Because while Facebook and other social media sites are often associated with
it, I'd say things like Google search and ad networks have encouraged it just
as much.

------
sweetheart
I didn't think I'd live to see the day people are upset with Facebook for not
having more influence in the content they see. I understand the reasoning, and
know it's not that simple, but still, it just sounds so backwards

------
Mikeb85
Nor should they.

The problem is that, to judge something as 'fake', an authority needs to deem
what is 'real'. And abuse of authority never happens, right? Banning fake news
is akin to state censorship, since ultimately the one making the penalties
(the state) gets to decide what 'fake news' actually is.

------
gerbilly
If you want to avoid fake news, why not pay for real news?

Buy a subscription to the NY Times, or any other of the major newspapers or
newsmagazines.[1]

Did you know the journalism industry is in a tailspin, and many professional
reporters can't find jobs because people feel they can find the same
information for free from blogs and on facebook?

Newspapers aren't perfect, and bias in unavoidable, _but_ I don't see too many
blogs paying copyeditors and fact checkers to double check their work.

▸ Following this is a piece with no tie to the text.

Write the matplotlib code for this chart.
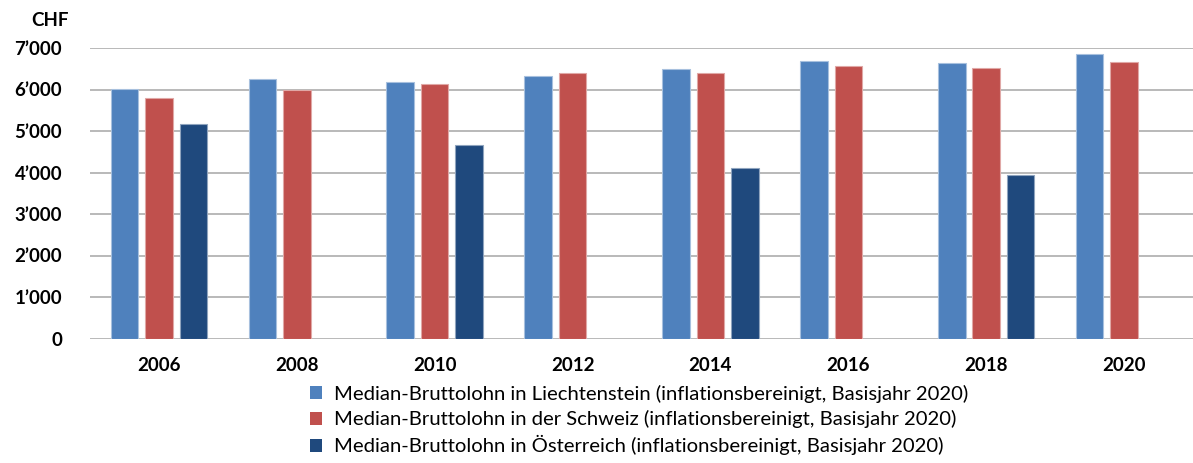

The good newspapers also take responsibility for their work and protect their
sources.

I find it sad that as a society we are abandoning the press, which is an
important check and balance on the other institutions in society.

Instead we prefer our dopamine squirts from swiping our facebook feeds on our
phones, and being fed targeted stories that confirm our biases.

I find it a sad irony that a generation who often likes to sneer at older
industries, and disrupt them, thinks they have replaced the free press with
something 'better' just because it is delivered via a cellphone.

They are mistaking the medium for the message. The information quality is
lower, but if it feels new and shiny, it must be better right?...

[1] Yes I know most of these sources offer their content for free online, but
I'm suggesting to pay for it anyway. You know support them before they
disappear completely.

------
jlebrech
One man's fake news is another man's "I knew it."

------
skdotdan
So, Facebook won't censor?

------
_rpd
> “It’s not always clear what is fake and what isn’t,” [Zuckerberg] continued.
> “A lot of what people are calling fake news are just opinions that people
> disagree with.”

> This is just the latest in a long string of recent responses to the issue
> that shirk responsibility for the content that users consume and share on
> Facebook.

It really isn't. This is the core issue.